Instruction: Return each line of the data below verbatim; pictures are to be left out.

Data section:
• • •

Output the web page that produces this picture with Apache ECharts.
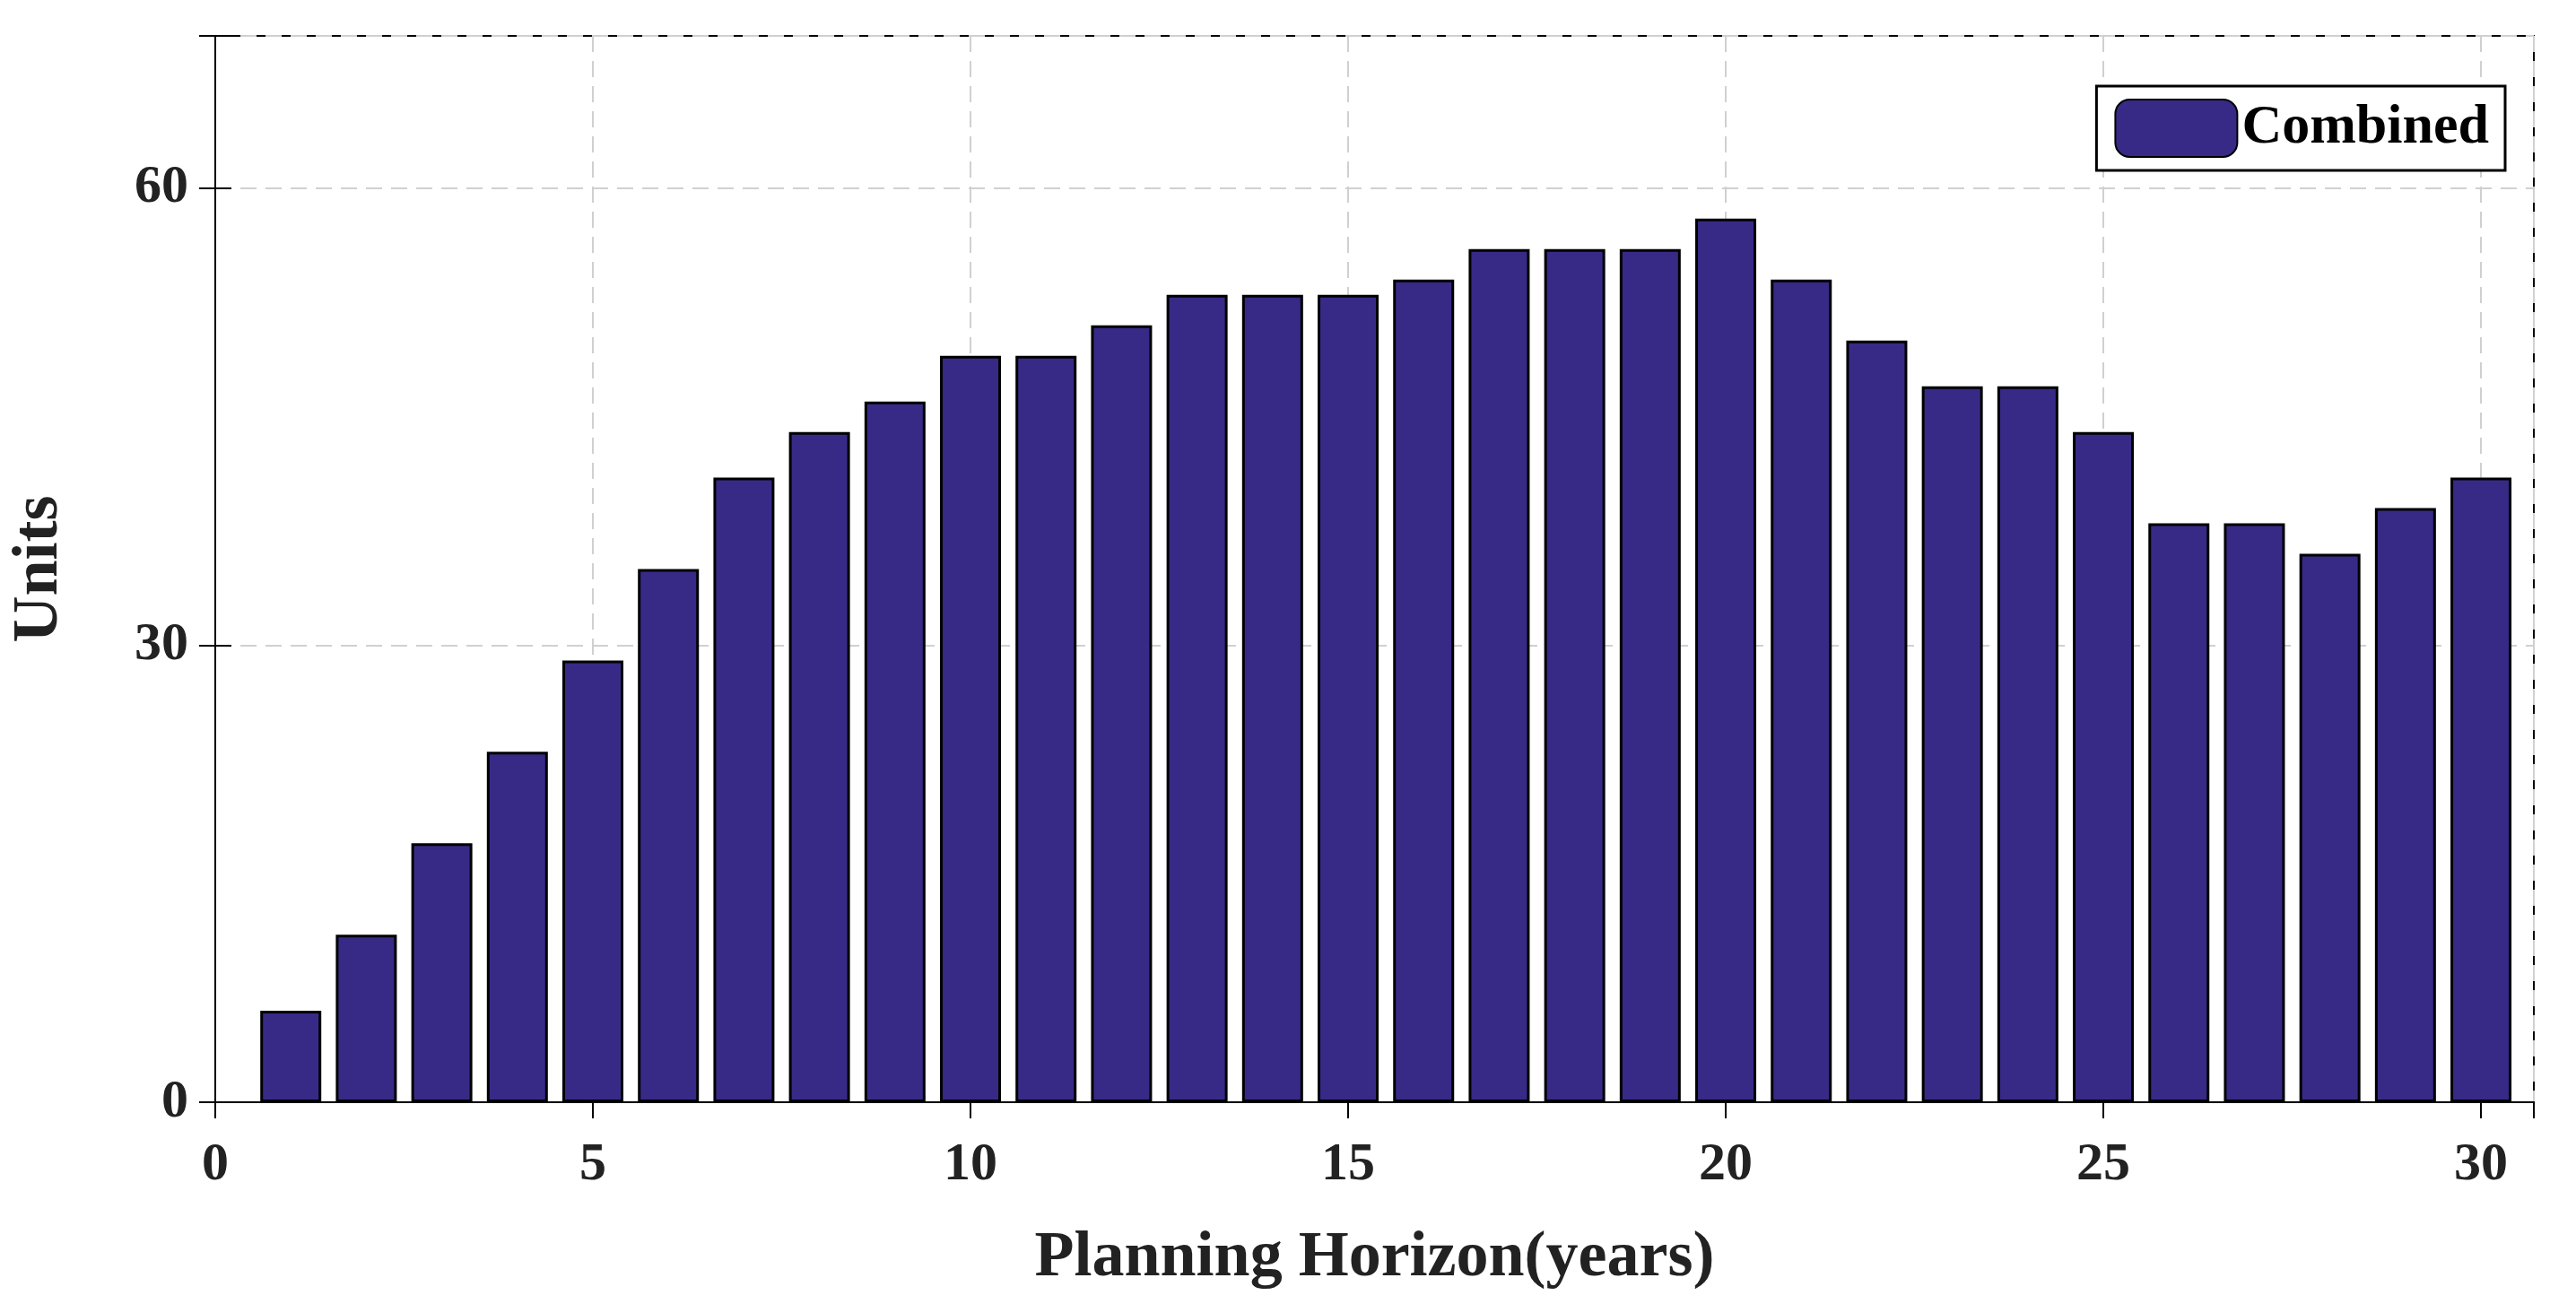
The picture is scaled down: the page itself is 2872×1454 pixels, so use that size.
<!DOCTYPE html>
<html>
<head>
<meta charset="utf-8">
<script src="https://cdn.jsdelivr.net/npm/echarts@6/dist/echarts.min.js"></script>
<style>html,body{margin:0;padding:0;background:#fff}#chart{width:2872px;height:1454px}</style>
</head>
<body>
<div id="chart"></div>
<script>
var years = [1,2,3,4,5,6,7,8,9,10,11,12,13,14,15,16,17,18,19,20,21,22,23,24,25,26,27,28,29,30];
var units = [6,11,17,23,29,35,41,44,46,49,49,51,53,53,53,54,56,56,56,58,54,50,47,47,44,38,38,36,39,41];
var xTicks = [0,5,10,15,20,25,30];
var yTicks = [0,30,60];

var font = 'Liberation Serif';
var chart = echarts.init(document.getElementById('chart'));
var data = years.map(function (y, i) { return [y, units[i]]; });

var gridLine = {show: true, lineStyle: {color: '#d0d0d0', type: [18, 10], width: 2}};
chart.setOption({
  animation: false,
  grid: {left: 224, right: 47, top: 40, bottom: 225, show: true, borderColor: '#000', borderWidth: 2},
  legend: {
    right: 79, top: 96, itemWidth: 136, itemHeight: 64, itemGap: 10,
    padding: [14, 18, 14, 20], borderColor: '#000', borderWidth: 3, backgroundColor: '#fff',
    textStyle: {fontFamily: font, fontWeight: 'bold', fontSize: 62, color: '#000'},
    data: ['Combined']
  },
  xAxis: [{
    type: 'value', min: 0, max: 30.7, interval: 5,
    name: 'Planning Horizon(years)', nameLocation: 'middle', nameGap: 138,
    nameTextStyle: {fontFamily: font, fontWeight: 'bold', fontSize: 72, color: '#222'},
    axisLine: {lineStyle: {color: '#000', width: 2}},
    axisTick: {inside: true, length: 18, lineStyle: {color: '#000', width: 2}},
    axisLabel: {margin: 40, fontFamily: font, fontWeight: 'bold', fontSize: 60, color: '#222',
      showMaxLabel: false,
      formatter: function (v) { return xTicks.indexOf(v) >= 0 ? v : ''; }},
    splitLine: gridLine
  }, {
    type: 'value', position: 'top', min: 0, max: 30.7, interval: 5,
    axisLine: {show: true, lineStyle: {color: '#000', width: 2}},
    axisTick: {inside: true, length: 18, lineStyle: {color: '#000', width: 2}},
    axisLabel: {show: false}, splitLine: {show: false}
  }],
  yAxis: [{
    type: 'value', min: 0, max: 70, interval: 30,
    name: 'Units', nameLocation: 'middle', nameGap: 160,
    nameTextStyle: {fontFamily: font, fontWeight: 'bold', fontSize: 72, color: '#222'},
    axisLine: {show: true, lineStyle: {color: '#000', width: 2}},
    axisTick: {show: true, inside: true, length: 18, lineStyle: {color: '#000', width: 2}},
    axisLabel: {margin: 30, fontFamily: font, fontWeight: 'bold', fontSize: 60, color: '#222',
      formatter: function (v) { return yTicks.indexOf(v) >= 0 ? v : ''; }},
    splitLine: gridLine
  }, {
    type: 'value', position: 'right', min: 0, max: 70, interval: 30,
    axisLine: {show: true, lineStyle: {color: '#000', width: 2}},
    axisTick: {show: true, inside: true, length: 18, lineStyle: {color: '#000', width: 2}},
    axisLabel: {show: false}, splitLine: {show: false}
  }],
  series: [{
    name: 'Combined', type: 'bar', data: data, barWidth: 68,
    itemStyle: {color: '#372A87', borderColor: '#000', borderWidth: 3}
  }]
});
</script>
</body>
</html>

• • •

Final result:
Output the web page that produces this picture with Apache ECharts.
The picture is scaled down: the page itself is 2872×1454 pixels, so use that size.
<!DOCTYPE html>
<html>
<head>
<meta charset="utf-8">
<script src="https://cdn.jsdelivr.net/npm/echarts@6/dist/echarts.min.js"></script>
<style>html,body{margin:0;padding:0;background:#fff}#chart{width:2872px;height:1454px}</style>
</head>
<body>
<div id="chart"></div>
<script>
var years = [1,2,3,4,5,6,7,8,9,10,11,12,13,14,15,16,17,18,19,20,21,22,23,24,25,26,27,28,29,30];
var units = [6,11,17,23,29,35,41,44,46,49,49,51,53,53,53,54,56,56,56,58,54,50,47,47,44,38,38,36,39,41];
var xTicks = [0,5,10,15,20,25,30];
var yTicks = [0,30,60];

var font = 'Liberation Serif';
var chart = echarts.init(document.getElementById('chart'));
var data = years.map(function (y, i) { return [y, units[i]]; });

var gridLine = {show: true, lineStyle: {color: '#d0d0d0', type: [18, 10], width: 2}};
chart.setOption({
  animation: false,
  grid: {left: 224, right: 47, top: 40, bottom: 225, show: true, borderColor: '#000', borderWidth: 2},
  legend: {
    right: 79, top: 96, itemWidth: 136, itemHeight: 64, itemGap: 10,
    padding: [14, 18, 14, 20], borderColor: '#000', borderWidth: 3, backgroundColor: '#fff',
    textStyle: {fontFamily: font, fontWeight: 'bold', fontSize: 62, color: '#000'},
    data: ['Combined']
  },
  xAxis: [{
    type: 'value', min: 0, max: 30.7, interval: 5,
    name: 'Planning Horizon(years)', nameLocation: 'middle', nameGap: 138,
    nameTextStyle: {fontFamily: font, fontWeight: 'bold', fontSize: 72, color: '#222'},
    axisLine: {lineStyle: {color: '#000', width: 2}},
    axisTick: {inside: true, length: 18, lineStyle: {color: '#000', width: 2}},
    axisLabel: {margin: 40, fontFamily: font, fontWeight: 'bold', fontSize: 60, color: '#222',
      showMaxLabel: false,
      formatter: function (v) { return xTicks.indexOf(v) >= 0 ? v : ''; }},
    splitLine: gridLine
  }, {
    type: 'value', position: 'top', min: 0, max: 30.7, interval: 5,
    axisLine: {show: true, lineStyle: {color: '#000', width: 2}},
    axisTick: {inside: true, length: 18, lineStyle: {color: '#000', width: 2}},
    axisLabel: {show: false}, splitLine: {show: false}
  }],
  yAxis: [{
    type: 'value', min: 0, max: 70, interval: 30,
    name: 'Units', nameLocation: 'middle', nameGap: 160,
    nameTextStyle: {fontFamily: font, fontWeight: 'bold', fontSize: 72, color: '#222'},
    axisLine: {show: true, lineStyle: {color: '#000', width: 2}},
    axisTick: {show: true, inside: true, length: 18, lineStyle: {color: '#000', width: 2}},
    axisLabel: {margin: 30, fontFamily: font, fontWeight: 'bold', fontSize: 60, color: '#222',
      formatter: function (v) { return yTicks.indexOf(v) >= 0 ? v : ''; }},
    splitLine: gridLine
  }, {
    type: 'value', position: 'right', min: 0, max: 70, interval: 30,
    axisLine: {show: true, lineStyle: {color: '#000', width: 2}},
    axisTick: {show: true, inside: true, length: 18, lineStyle: {color: '#000', width: 2}},
    axisLabel: {show: false}, splitLine: {show: false}
  }],
  series: [{
    name: 'Combined', type: 'bar', data: data, barWidth: 68,
    itemStyle: {color: '#372A87', borderColor: '#000', borderWidth: 3}
  }]
});
</script>
</body>
</html>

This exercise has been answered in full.